> _GIVEN TASK_:
Return all of the lines below exactly as they are.

-- -- --

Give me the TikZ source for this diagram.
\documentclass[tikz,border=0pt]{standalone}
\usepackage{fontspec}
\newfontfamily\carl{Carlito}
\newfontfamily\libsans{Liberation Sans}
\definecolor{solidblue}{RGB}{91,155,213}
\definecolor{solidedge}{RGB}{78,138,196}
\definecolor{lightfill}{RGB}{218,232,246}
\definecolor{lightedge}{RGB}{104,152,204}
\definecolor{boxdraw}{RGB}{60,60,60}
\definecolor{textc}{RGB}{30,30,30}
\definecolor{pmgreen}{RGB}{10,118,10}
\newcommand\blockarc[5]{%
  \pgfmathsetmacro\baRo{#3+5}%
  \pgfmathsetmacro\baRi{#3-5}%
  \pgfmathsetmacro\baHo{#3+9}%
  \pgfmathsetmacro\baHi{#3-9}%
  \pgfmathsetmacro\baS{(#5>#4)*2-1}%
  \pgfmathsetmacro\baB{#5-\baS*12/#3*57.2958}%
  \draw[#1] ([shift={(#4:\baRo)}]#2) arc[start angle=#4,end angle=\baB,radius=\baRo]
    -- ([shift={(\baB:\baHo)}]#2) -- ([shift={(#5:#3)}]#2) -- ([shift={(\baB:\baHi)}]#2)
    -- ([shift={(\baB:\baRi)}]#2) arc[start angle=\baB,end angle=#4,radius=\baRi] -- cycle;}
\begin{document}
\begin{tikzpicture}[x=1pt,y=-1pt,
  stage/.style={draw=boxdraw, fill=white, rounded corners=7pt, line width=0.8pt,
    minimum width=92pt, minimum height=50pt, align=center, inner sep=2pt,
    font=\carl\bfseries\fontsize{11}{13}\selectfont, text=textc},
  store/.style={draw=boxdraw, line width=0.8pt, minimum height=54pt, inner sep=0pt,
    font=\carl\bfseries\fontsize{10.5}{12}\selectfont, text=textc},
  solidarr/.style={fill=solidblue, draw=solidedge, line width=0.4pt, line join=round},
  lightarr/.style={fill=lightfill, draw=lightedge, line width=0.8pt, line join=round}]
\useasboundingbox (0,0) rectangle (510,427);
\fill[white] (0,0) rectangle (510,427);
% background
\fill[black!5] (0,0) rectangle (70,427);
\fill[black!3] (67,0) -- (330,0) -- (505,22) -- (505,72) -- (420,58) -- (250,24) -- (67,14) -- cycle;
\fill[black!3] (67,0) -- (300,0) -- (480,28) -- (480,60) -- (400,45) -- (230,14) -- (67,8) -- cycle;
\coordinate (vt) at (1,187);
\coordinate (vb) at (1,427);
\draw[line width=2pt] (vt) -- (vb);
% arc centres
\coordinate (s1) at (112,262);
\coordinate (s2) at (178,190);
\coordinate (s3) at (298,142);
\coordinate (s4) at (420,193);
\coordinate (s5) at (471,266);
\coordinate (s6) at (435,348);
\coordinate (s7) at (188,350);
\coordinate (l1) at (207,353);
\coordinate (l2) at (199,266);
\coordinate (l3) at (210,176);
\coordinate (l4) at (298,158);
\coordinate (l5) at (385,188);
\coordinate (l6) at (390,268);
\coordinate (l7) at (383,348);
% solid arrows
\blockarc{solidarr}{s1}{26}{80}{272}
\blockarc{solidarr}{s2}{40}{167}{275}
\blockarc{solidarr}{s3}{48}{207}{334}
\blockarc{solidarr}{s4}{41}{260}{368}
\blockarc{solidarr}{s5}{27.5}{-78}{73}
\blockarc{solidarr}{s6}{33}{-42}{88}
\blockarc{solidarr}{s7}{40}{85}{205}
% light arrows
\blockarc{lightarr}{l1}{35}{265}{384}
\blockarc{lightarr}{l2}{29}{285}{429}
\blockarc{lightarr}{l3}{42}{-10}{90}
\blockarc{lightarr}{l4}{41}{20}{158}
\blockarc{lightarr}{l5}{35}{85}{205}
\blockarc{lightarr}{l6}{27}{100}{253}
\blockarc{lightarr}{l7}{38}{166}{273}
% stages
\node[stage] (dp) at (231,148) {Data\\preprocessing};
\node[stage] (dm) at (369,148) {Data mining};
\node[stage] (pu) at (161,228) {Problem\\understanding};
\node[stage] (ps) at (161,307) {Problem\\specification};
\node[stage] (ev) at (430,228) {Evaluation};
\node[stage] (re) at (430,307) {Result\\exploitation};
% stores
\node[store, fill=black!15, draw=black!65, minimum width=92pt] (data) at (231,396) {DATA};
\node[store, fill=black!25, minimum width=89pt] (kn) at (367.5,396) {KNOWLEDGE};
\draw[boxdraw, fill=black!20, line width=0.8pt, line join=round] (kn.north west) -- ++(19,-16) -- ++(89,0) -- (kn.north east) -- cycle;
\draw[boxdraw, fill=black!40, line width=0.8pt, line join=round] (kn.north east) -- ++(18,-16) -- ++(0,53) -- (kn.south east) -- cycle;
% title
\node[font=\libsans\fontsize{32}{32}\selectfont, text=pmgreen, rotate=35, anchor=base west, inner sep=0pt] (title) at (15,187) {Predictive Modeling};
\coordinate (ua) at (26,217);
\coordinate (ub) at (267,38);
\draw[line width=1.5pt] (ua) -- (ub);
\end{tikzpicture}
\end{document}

-- -- --

> _SOLVED EXERCISE_:
Give me the TikZ source for this diagram.
\documentclass[tikz,border=0pt]{standalone}
\usepackage{fontspec}
\newfontfamily\carl{Carlito}
\newfontfamily\libsans{Liberation Sans}
\definecolor{solidblue}{RGB}{91,155,213}
\definecolor{solidedge}{RGB}{78,138,196}
\definecolor{lightfill}{RGB}{218,232,246}
\definecolor{lightedge}{RGB}{104,152,204}
\definecolor{boxdraw}{RGB}{60,60,60}
\definecolor{textc}{RGB}{30,30,30}
\definecolor{pmgreen}{RGB}{10,118,10}
\newcommand\blockarc[5]{%
  \pgfmathsetmacro\baRo{#3+5}%
  \pgfmathsetmacro\baRi{#3-5}%
  \pgfmathsetmacro\baHo{#3+9}%
  \pgfmathsetmacro\baHi{#3-9}%
  \pgfmathsetmacro\baS{(#5>#4)*2-1}%
  \pgfmathsetmacro\baB{#5-\baS*12/#3*57.2958}%
  \draw[#1] ([shift={(#4:\baRo)}]#2) arc[start angle=#4,end angle=\baB,radius=\baRo]
    -- ([shift={(\baB:\baHo)}]#2) -- ([shift={(#5:#3)}]#2) -- ([shift={(\baB:\baHi)}]#2)
    -- ([shift={(\baB:\baRi)}]#2) arc[start angle=\baB,end angle=#4,radius=\baRi] -- cycle;}
\begin{document}
\begin{tikzpicture}[x=1pt,y=-1pt,
  stage/.style={draw=boxdraw, fill=white, rounded corners=7pt, line width=0.8pt,
    minimum width=92pt, minimum height=50pt, align=center, inner sep=2pt,
    font=\carl\bfseries\fontsize{11}{13}\selectfont, text=textc},
  store/.style={draw=boxdraw, line width=0.8pt, minimum height=54pt, inner sep=0pt,
    font=\carl\bfseries\fontsize{10.5}{12}\selectfont, text=textc},
  solidarr/.style={fill=solidblue, draw=solidedge, line width=0.4pt, line join=round},
  lightarr/.style={fill=lightfill, draw=lightedge, line width=0.8pt, line join=round}]
\useasboundingbox (0,0) rectangle (510,427);
\fill[white] (0,0) rectangle (510,427);
% background
\fill[black!5] (0,0) rectangle (70,427);
\fill[black!3] (67,0) -- (330,0) -- (505,22) -- (505,72) -- (420,58) -- (250,24) -- (67,14) -- cycle;
\fill[black!3] (67,0) -- (300,0) -- (480,28) -- (480,60) -- (400,45) -- (230,14) -- (67,8) -- cycle;
\coordinate (vt) at (1,187);
\coordinate (vb) at (1,427);
\draw[line width=2pt] (vt) -- (vb);
% arc centres
\coordinate (s1) at (112,262);
\coordinate (s2) at (178,190);
\coordinate (s3) at (298,142);
\coordinate (s4) at (420,193);
\coordinate (s5) at (471,266);
\coordinate (s6) at (435,348);
\coordinate (s7) at (188,350);
\coordinate (l1) at (207,353);
\coordinate (l2) at (199,266);
\coordinate (l3) at (210,176);
\coordinate (l4) at (298,158);
\coordinate (l5) at (385,188);
\coordinate (l6) at (390,268);
\coordinate (l7) at (383,348);
% solid arrows
\blockarc{solidarr}{s1}{26}{80}{272}
\blockarc{solidarr}{s2}{40}{167}{275}
\blockarc{solidarr}{s3}{48}{207}{334}
\blockarc{solidarr}{s4}{41}{260}{368}
\blockarc{solidarr}{s5}{27.5}{-78}{73}
\blockarc{solidarr}{s6}{33}{-42}{88}
\blockarc{solidarr}{s7}{40}{85}{205}
% light arrows
\blockarc{lightarr}{l1}{35}{265}{384}
\blockarc{lightarr}{l2}{29}{285}{429}
\blockarc{lightarr}{l3}{42}{-10}{90}
\blockarc{lightarr}{l4}{41}{20}{158}
\blockarc{lightarr}{l5}{35}{85}{205}
\blockarc{lightarr}{l6}{27}{100}{253}
\blockarc{lightarr}{l7}{38}{166}{273}
% stages
\node[stage] (dp) at (231,148) {Data\\preprocessing};
\node[stage] (dm) at (369,148) {Data mining};
\node[stage] (pu) at (161,228) {Problem\\understanding};
\node[stage] (ps) at (161,307) {Problem\\specification};
\node[stage] (ev) at (430,228) {Evaluation};
\node[stage] (re) at (430,307) {Result\\exploitation};
% stores
\node[store, fill=black!15, draw=black!65, minimum width=92pt] (data) at (231,396) {DATA};
\node[store, fill=black!25, minimum width=89pt] (kn) at (367.5,396) {KNOWLEDGE};
\draw[boxdraw, fill=black!20, line width=0.8pt, line join=round] (kn.north west) -- ++(19,-16) -- ++(89,0) -- (kn.north east) -- cycle;
\draw[boxdraw, fill=black!40, line width=0.8pt, line join=round] (kn.north east) -- ++(18,-16) -- ++(0,53) -- (kn.south east) -- cycle;
% title
\node[font=\libsans\fontsize{32}{32}\selectfont, text=pmgreen, rotate=35, anchor=base west, inner sep=0pt] (title) at (15,187) {Predictive Modeling};
\coordinate (ua) at (26,217);
\coordinate (ub) at (267,38);
\draw[line width=1.5pt] (ua) -- (ub);
\end{tikzpicture}
\end{document}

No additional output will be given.